Here is a selection of new books from Wiley-IEEE Press. Members receive a 15 percent discount by using the promotional code INSA2 when ordering from http://www.wiley.com/IEEE.
Software Process Dynamics
By Raymond J. Madachy (January 2008, US $84.95, 601 pp.)
The title of this book refers to an important method for modeling the complex and interacting effects of software development. This introduction to the subject shows readers how to find better information about interrelated technical and social factors so as to improve the software development process.
Modern Heuristic Optimization Techniques: Theory and Applications to Power Systems
Edited by Kwang Y. Lee and Mohamed A. El-Sharkawi (February 2008, $99.95, 616 pp.)
This book offers a comprehensive general overview of the wide range of modern heuristic optimization techniques. These are trial-and-error methods of problem solving used when an algorithmic approach is impractical. The authors provide a wealth of information for practicing engineers.
Topics include the fundamentals of evolutionary computation, genetic algorithms, evolutionary programming and strategies, and an overview of power system applications.
Wireless LAN Radios: System Definition to Transistor Design
By Arya Behzad (December 2007, $79.95, 241 pp.)
It is becoming more and more important for LAN system and circuit designers to have a better grasp of WLAN applications applied to the design of next-generation radios. Behzad covers theory in this high-level overview while also emphasizing the practical aspects of radio design for wireless LAN systems.
Nonvolatile Memory Technologies With Emphasis on Flash: A Comprehensive Guide to Understanding and Using NVM Devices
Edited by Joseph E. Brewer and Manzur Gill (January 2008, $135, 759 pp.)
This authoritative reference guide for nonvolatile-memory users covers all variations of flash technology, including memory chips, and binary cell and multilevel cell technology.

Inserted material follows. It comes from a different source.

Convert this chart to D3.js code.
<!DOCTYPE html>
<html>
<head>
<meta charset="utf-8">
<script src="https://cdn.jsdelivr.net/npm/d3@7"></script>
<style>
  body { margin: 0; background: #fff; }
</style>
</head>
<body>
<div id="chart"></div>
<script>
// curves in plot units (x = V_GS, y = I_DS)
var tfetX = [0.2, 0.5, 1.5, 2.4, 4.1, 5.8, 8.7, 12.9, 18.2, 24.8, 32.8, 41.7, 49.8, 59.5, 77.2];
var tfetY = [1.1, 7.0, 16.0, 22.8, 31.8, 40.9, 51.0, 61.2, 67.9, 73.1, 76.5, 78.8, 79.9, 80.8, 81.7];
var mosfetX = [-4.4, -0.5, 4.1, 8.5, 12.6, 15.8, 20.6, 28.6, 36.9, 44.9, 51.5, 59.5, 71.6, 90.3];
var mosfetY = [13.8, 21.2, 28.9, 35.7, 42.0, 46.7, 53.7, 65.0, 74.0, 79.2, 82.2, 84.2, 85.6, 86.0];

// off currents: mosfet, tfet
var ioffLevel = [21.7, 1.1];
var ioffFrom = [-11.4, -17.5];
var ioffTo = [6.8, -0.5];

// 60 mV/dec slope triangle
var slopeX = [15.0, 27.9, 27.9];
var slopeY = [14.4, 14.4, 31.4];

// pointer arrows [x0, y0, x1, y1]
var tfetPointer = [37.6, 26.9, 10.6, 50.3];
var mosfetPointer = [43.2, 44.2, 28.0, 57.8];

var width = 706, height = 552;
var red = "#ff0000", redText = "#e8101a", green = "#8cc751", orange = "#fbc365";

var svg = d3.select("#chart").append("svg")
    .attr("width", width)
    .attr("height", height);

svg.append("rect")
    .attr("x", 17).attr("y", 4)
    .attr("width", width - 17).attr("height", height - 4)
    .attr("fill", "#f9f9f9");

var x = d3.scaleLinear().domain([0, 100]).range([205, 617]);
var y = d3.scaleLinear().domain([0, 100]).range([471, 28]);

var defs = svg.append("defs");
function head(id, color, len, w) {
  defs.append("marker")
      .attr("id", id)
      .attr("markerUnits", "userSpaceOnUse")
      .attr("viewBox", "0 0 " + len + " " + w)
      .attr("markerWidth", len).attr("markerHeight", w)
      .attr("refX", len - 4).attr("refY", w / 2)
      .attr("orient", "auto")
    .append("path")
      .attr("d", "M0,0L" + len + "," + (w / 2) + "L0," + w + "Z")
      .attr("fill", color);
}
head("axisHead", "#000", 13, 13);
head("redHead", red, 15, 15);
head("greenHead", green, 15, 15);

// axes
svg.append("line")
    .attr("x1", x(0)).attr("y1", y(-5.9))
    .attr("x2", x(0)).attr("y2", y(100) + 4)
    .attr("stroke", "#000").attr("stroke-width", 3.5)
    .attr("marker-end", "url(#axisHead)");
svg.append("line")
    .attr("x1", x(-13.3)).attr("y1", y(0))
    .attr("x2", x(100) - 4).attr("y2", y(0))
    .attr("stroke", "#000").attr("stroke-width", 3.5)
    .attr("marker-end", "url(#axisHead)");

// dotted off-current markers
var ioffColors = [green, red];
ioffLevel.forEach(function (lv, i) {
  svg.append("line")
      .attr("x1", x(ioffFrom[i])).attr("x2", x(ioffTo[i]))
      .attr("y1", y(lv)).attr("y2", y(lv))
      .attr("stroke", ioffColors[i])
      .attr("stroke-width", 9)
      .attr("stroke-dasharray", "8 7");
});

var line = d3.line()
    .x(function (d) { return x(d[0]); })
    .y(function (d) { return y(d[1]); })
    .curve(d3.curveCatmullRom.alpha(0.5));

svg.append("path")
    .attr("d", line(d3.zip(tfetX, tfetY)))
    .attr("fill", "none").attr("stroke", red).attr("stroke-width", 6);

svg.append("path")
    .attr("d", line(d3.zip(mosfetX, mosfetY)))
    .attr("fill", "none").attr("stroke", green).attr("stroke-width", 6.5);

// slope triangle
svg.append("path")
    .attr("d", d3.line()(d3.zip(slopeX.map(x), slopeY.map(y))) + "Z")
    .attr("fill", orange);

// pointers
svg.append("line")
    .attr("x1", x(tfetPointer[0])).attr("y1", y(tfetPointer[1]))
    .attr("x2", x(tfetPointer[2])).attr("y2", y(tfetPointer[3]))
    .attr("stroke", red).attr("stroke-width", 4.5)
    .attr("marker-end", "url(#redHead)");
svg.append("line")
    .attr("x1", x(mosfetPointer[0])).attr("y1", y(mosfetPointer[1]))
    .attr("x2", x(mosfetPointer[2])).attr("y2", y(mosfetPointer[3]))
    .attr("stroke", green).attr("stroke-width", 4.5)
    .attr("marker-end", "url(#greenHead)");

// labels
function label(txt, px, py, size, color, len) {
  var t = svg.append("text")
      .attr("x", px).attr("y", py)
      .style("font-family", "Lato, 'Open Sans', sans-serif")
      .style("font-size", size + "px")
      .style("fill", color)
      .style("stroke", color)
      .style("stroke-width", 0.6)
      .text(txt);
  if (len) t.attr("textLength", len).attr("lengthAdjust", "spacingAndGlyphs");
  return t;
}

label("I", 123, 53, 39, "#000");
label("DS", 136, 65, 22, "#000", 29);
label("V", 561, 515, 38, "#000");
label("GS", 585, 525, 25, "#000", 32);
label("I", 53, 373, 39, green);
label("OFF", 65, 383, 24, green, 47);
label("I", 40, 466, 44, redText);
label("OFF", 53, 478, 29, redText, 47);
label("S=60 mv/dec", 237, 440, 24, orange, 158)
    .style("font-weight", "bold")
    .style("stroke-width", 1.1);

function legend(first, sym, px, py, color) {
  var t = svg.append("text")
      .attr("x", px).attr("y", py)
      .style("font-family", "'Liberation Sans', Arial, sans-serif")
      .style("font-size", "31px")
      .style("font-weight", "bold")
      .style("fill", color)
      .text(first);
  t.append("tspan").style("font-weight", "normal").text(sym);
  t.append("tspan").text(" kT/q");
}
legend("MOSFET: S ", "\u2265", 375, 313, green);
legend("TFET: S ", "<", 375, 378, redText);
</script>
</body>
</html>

Topics include basic device structures and related process technologies, principles of operation, circuit design, overall design trade-offs, device testing, reliability, and applications.
Computational Intelligence in Bioinformatics
Edited by Gary B. Fogel, David W. Corne, and Yi Pan (December 2007, $79.95, 355 pp.)

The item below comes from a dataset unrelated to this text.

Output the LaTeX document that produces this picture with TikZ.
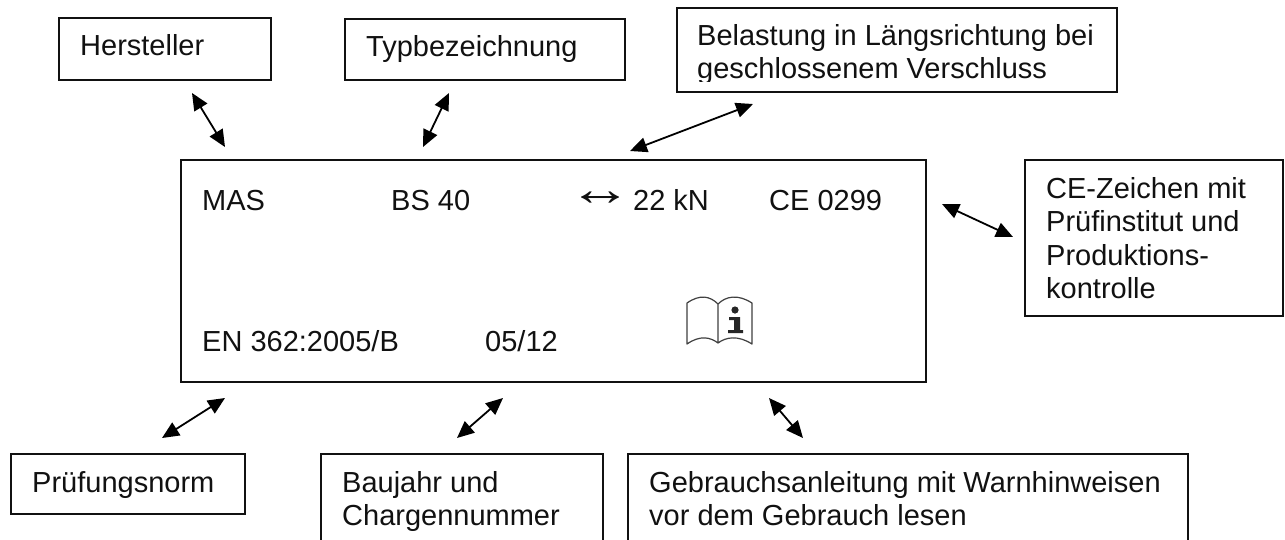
\documentclass[tikz,border=0pt]{standalone}
\usepackage{fontspec}
\setmainfont{Liberation Sans}
\usetikzlibrary{arrows.meta}
\definecolor{ink}{HTML}{111111}
\tikzset{
  box/.style={draw=ink,line width=1.6pt,fill=white,inner sep=0pt,minimum width=#1},
  txt/.style={anchor=base west,inner sep=0pt,text=ink,font=\fontsize{29}{33.5}\selectfont},
  link/.style={draw=black,line width=1.8pt,{Triangle[length=17pt,width=15pt]}-{Triangle[length=17pt,width=15pt]}},
  icon/.style={draw=black!75,line width=1.2pt,line join=round}
}
\newcommand{\stk}[1]{\begin{tabular}[t]{@{}l@{}}#1\end{tabular}}
\begin{document}
\begin{tikzpicture}[x=1pt,y=-1pt]
\useasboundingbox (0,0) rectangle (1285,539);
\clip (0,0) rectangle (1285,539);
% boxes
\node[box=212pt,minimum height=62pt] (bHersteller) at (165,49) {};
\node[box=280pt,minimum height=61pt] (bTyp) at (485,49.5) {};
\node[box=440pt,minimum height=84pt] (bBelastung) at (897,50) {};
\node[box=745pt,minimum height=222pt] (bMain) at (553.5,271) {};
\node[box=258pt,minimum height=156pt] (bCE) at (1154,238) {};
\node[box=234pt,minimum height=60pt] (bNorm) at (128,484) {};
\node[box=282pt,minimum height=120pt] (bBaujahr) at (462,514) {};
\node[box=560pt,minimum height=120pt] (bAnleitung) at (908,514) {};
% box texts
\node[txt] (tHersteller) at (80,55) {Hersteller};
\node[txt] (tTyp) at (366,56) {Typbezeichnung};
\begin{scope}
\clip (677,8) rectangle (1117,81);
\node[txt] (tBelastung) at (697,45) {\stk{Belastung in Längsrichtung bei\\geschlossenem Verschluss}};
\end{scope}
\node[txt] (tCE) at (1046,198) {\stk{CE-Zeichen mit\\Prüfinstitut und\\Produktions-\\kontrolle}};
\node[txt] (tNorm) at (32,492) {Prüfungsnorm};
\node[txt] (tBaujahr) at (342,492) {\stk{Baujahr und\\Chargennummer}};
\node[txt] (tAnleitung) at (649,492) {\stk{Gebrauchsanleitung mit Warnhinweisen\\vor dem Gebrauch lesen}};
% plate texts
\node[txt] (pMAS) at (202,210) {MAS};
\node[txt] (pBS) at (391,210) {BS 40};
\node[txt,anchor=center,font=\fontsize{40}{40}\selectfont] (pArrow) at (600,199) {\scalebox{1.6}[1.2]{↔}};
\node[txt] (pKN) at (633,210) {22 kN};
\node[txt] (pCE) at (769,210) {CE 0299};
\node[txt] (pEN) at (202,351) {EN 362:2005/B};
\node[txt] (pDate) at (485,351) {05/12};
% book icon
\draw[icon] (718,304) .. controls (710,296) and (700,294) .. (687,303) -- (687,344)
  .. controls (700,335) and (710,337) .. (718,343)
  .. controls (726,337) and (738,335) .. (752,344) -- (752,303)
  .. controls (738,294) and (726,296) .. (718,304) -- (718,343);
\fill[black!85] (735,310) circle (3.6pt);
\fill[black!85] (729,317) -- (740,317) -- (740,330) -- (743,330) -- (743,333) -- (728,333) -- (728,330) -- (734,330) -- (734,320) -- (729,320) -- cycle;
% connector ends
\coordinate (a1) at (192,93);  \coordinate (a2) at (225,147);
\coordinate (b1) at (449,93);  \coordinate (b2) at (423,147);
\coordinate (c1) at (753,104); \coordinate (c2) at (630,151);
\coordinate (d1) at (942,204); \coordinate (d2) at (1013,237);
\coordinate (e1) at (225,398); \coordinate (e2) at (162,438);
\coordinate (f1) at (503,398); \coordinate (f2) at (457,438);
\coordinate (g1) at (769,398); \coordinate (g2) at (803,438);
\draw[link] (a1) -- (a2);
\draw[link] (b1) -- (b2);
\draw[link] (c1) -- (c2);
\draw[link] (d1) -- (d2);
\draw[link] (e1) -- (e2);
\draw[link] (f1) -- (f2);
\draw[link] (g1) -- (g2);
\end{tikzpicture}
\end{document}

An introduction to computational intelligence methods and applications, this book highlights the importance of such methods for a diverse range of bioinformatics problems, and it highlights some of the field’s recent successes.
VLSI Circuit Design Methodology Demystified: A Conceptual Taxonomy
By Liming Xiu (November 2007, $69.95, 202 pp.)
Because of its complexity and fast-changing nature, VLSI circuit design is not widely taught in universities or even well understood by many engineers. Written by an industry expert, this book aims to change that by featuring questions and answers about VLSI circuit design. It relies on up-to-date, real-world design examples to demonstrate how to diagnose and attack common problems in a practical way.
Arya Behzad On Bridging The Design Gap
Textbooks have typically treated wireless LAN system design and radio design as separate topics. But many recent improvements in wireless LAN systems—such as greater reliability at lower cost—are partly due to better radio design, says IEEE Senior Member Arya Behzad. So he combined the two types of design in his new book, Wireless LAN Radios: System Definition to Transistor Design. With it he hopes to “bridge the gap between circuit and system design.”
The book describes the various IEEE 802.11 wireless standards and their impact on radio design. It also examines the different types of radio architecture and their effect on the cost of wireless systems. Anyone studying or working in wireless LAN design, communication theory, or radio design could benefit from the book, says Behzad, director of engineering in the mobile and wireless business unit of Broadcom Corp., in San Diego, and a Broadcom Distinguished Engineer.
The idea for the book came after he taught a course on WLAN radio design at an IEEE International Solid-State Circuits Conference in San Francisco. It was so popular that several people suggested he write a book and elaborate on the topics he discussed.